- Given problem -
Retype word for word the first line of the listing and each line after it up to the line with "var ROSSO = '#FF0000';", with the pictures taken out.
>> BEGIN Data shown
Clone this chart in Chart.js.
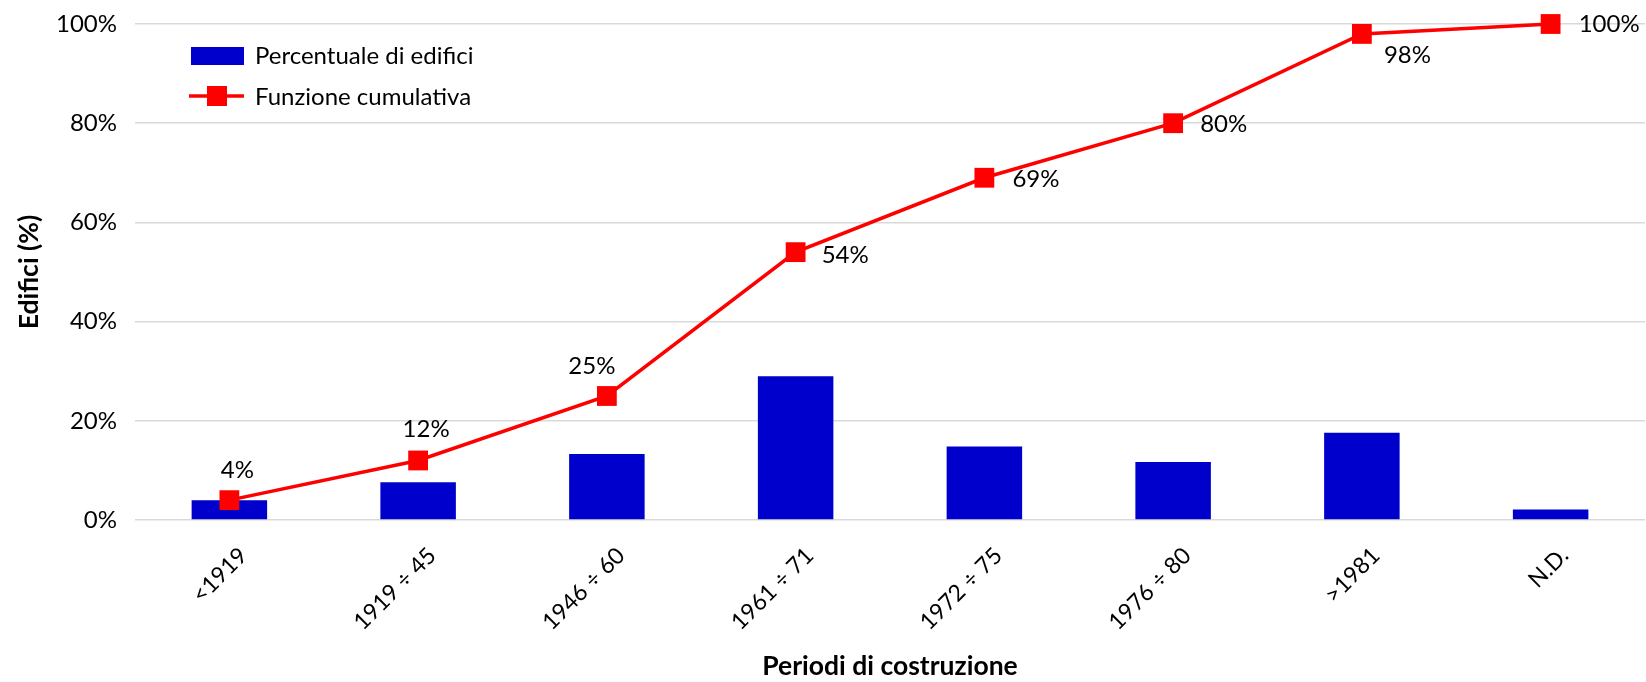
<!DOCTYPE html>
<html>
<head>
<meta charset="utf-8">
<script src="https://cdn.jsdelivr.net/npm/chart.js@4.4.1/dist/chart.umd.min.js"></script>
<style>
  html, body { margin: 0; padding: 0; background: #fff; overflow: hidden; }
  #wrap { width: 1646px; height: 682px; position: relative; }
</style>
</head>
<body>
<div id="wrap"><canvas id="grafico"></canvas></div>
<script>
// periodi di costruzione
var periodi = ['<1919', '1919 ÷ 45', '1946 ÷ 60', '1961 ÷ 71', '1972 ÷ 75', '1976 ÷ 80', '>1981', 'N.D.'];
// percentuale di edifici per periodo
var percentuali = [4.0, 7.6, 13.3, 29.0, 14.8, 11.7, 17.6, 2.1];
// funzione cumulativa (valori delle etichette)
var cumulativa = [4, 12, 25, 54, 69, 80, 98, 100];
var yTicks = [0, 20, 40, 60, 80, 100];

var FONT = 'Lato, "Open Sans", sans-serif';
var BLU = '#0000CC';
var ROSSO = '#FF0000';

// etichette della linea cumulativa, posizione rispetto al punto
var posEtichette = [
  { dx: 8, dy: -30, align: 'center' },
  { dx: 8, dy: -31, align: 'center' },
  { dx: -15, dy: -30, align: 'center' },
  { dx: 26, dy: 3, align: 'left' },
  { dx: 28, dy: 2, align: 'left' },
  { dx: 27, dy: 1, align: 'left' },
  { dx: 22, dy: 21, align: 'left' },
  { dx: 28, dy: 0, align: 'left' }
];

var etichettePlugin = {
  id: 'etichette',
  afterDatasetsDraw: function(chart) {
    var ctx = chart.ctx;
    var meta = chart.getDatasetMeta(0);
    ctx.save();
    ctx.font = '24px ' + FONT;
    ctx.fillStyle = '#000';
    ctx.textBaseline = 'middle';
    meta.data.forEach(function(pt, i) {
      var p = posEtichette[i];
      ctx.textAlign = p.align;
      ctx.fillText(cumulativa[i] + '%', pt.x + p.dx, pt.y + p.dy);
    });
    ctx.restore();
  }
};

// legenda dentro l'area del grafico, in alto a sinistra
var legendaPlugin = {
  id: 'legenda',
  afterDraw: function(chart) {
    var ctx = chart.ctx;
    ctx.save();
    // barre
    ctx.fillStyle = BLU;
    ctx.fillRect(191, 47, 53, 18);
    // linea con marcatore
    ctx.strokeStyle = ROSSO;
    ctx.lineWidth = 3.5;
    ctx.beginPath();
    ctx.moveTo(189, 96);
    ctx.lineTo(244, 96);
    ctx.stroke();
    ctx.fillStyle = ROSSO;
    ctx.fillRect(207, 86, 20, 20);
    ctx.fillStyle = '#000';
    ctx.font = '24px ' + FONT;
    ctx.textAlign = 'left';
    ctx.textBaseline = 'middle';
    ctx.fillText('Percentuale di edifici', 255, 56);
    ctx.fillText('Funzione cumulativa', 255, 97);
    ctx.restore();
  }
};

var ctx = document.getElementById('grafico').getContext('2d');
new Chart(ctx, {
  type: 'bar',
  data: {
    labels: periodi,
    datasets: [{
      type: 'line',
      label: 'Funzione cumulativa',
      data: cumulativa,
      borderColor: ROSSO,
      backgroundColor: ROSSO,
      borderWidth: 3.5,
      pointStyle: 'rect',
      pointRadius: 14,
      pointBorderWidth: 0,
      tension: 0,
      clip: false
    }, {
      label: 'Percentuale di edifici',
      data: percentuali,
      backgroundColor: BLU,
      barPercentage: 0.4,
      categoryPercentage: 1
    }]
  },
  options: {
    responsive: true,
    maintainAspectRatio: false,
    animation: false,
    devicePixelRatio: 1,
    layout: { autoPadding: false, padding: { top: 24, right: 1, left: 0, bottom: 0 } },
    plugins: {
      legend: { display: false },
      tooltip: { enabled: false }
    },
    scales: {
      x: {
        grid: { display: false },
        border: { display: false },
        ticks: {
          color: '#000',
          font: { family: FONT, size: 23 },
          minRotation: 45,
          maxRotation: 45,
          autoSkip: false,
          labelOffset: 14,
          padding: 14
        },
        title: {
          display: true,
          text: 'Periodi di costruzione',
          color: '#000',
          font: { family: FONT, size: 26.5, weight: 'bold' },
          padding: { top: 0, bottom: 0 }
        },
        afterFit: function(scale) {
          scale.height = 162;
          scale.paddingLeft = 0;
          scale.paddingRight = 0;
        }
      },
      y: {
        min: 0,
        max: 100,
        afterBuildTicks: function(scale) {
          scale.ticks = yTicks.map(function(v) { return { value: v }; });
        },
        grid: { color: '#D9D9D9', lineWidth: 1.5, drawTicks: false },
        border: { display: false },
        ticks: {
          color: '#000',
          font: { family: FONT, size: 24 },
          padding: 18,
          callback: function(v) { return v + '%'; }
        },
        title: {
          display: true,
          text: 'Edifici (%)',
          color: '#000',
          font: { family: FONT, size: 26.5, weight: 'bold' },
          padding: { top: 14, bottom: 0 }
        },
        afterFit: function(scale) {
          scale.width = 135;
          scale.paddingTop = 0;
          scale.paddingBottom = 0;
        }
      }
    }
  },
  plugins: [etichettePlugin, legendaPlugin]
});
</script>
</body>
</html>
>> END Data shown
- Task answer -
Clone this chart in Chart.js.
<!DOCTYPE html>
<html>
<head>
<meta charset="utf-8">
<script src="https://cdn.jsdelivr.net/npm/chart.js@4.4.1/dist/chart.umd.min.js"></script>
<style>
  html, body { margin: 0; padding: 0; background: #fff; overflow: hidden; }
  #wrap { width: 1646px; height: 682px; position: relative; }
</style>
</head>
<body>
<div id="wrap"><canvas id="grafico"></canvas></div>
<script>
// periodi di costruzione
var periodi = ['<1919', '1919 ÷ 45', '1946 ÷ 60', '1961 ÷ 71', '1972 ÷ 75', '1976 ÷ 80', '>1981', 'N.D.'];
// percentuale di edifici per periodo
var percentuali = [4.0, 7.6, 13.3, 29.0, 14.8, 11.7, 17.6, 2.1];
// funzione cumulativa (valori delle etichette)
var cumulativa = [4, 12, 25, 54, 69, 80, 98, 100];
var yTicks = [0, 20, 40, 60, 80, 100];

var FONT = 'Lato, "Open Sans", sans-serif';
var BLU = '#0000CC';
var ROSSO = '#FF0000';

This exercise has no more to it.